The CFD and experimental results for the combustor outlet total temperature are presented in Table 5. The CFD model is shown to predict a combustor outlet total temperature 64 K to 85 K lower than the experimental results of Ssebabi [22]. This represents a 5.9 % (MGT1) to 7.6 % (MGT2) difference which is within the typical error range of approximately 5 % and 7 % found in the CFD validation studies of combustors in Cam, et al. [45] and Benaissa, et al. [46], respectively. The close agreement in the outlet total temperature suggests that the combustion and heat transfer processes are captured reasonably well by the numerical model for its intended application.

Figure 10 is a compound figure that displays the change in key combustor parameters with the increase in hydrogen fuel content for each running point. Figure 10-1a is the PZ equivalence ratio and 1b is the global equivalence ratio. Figure 10-2a and 2b are plots for the change in total inlet air and fuel pressure pressure, respectively, normalised to the data for propane only. Figure 10-2c shows the combustor efficiency as a function of blending ratio.

Seeing as hydrogen has a higher mass energy density compared to propane, it is observed that the equivivalence ratios reduces as the blending ratio is increased. Despite common operating conditions for each fuel mixture, the change in total pressure across the combustor varies with changes in fuel blending ratios as seen in Figure 10-2a. The trends for MGT2 and MGT3 are similar, initially decreasing, then increasing from blending ratio 50-50 to pure hydrogen operation. When compared to propane only, the change in total pressure across the combustor is at most 3.5 % and 2.1 % higher for MGT2 and MGT3, respectively. The change in total pressure for MGT1 is lower for all blending ratios. Expectedly, and due to hydrogens lower density, increasing its share in the fuel mixture increases the fuels total inlet pressure (Figure 10-2b). Noteably, the maximum inlet total fuel pressure is for the 25-75 mixture for all running points, and not for hydrogen only operation.

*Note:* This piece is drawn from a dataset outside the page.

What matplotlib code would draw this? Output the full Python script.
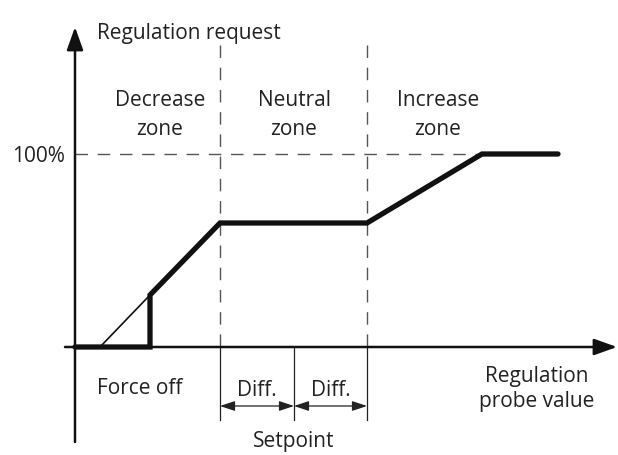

Data for combustion efficiency presented in Figure 10-2c is estimated by comparing the total outlet enthalpy of the CFD simulations to the values estimated by a well-stirred reactor for the same boundary conditions. Operating point MGT3 is closest to the design point and has the highest combustion effiency of 89 % for propane-only operation. It is followed by MGT2 and MGT1 with values of 79 % and 66 %, respectively.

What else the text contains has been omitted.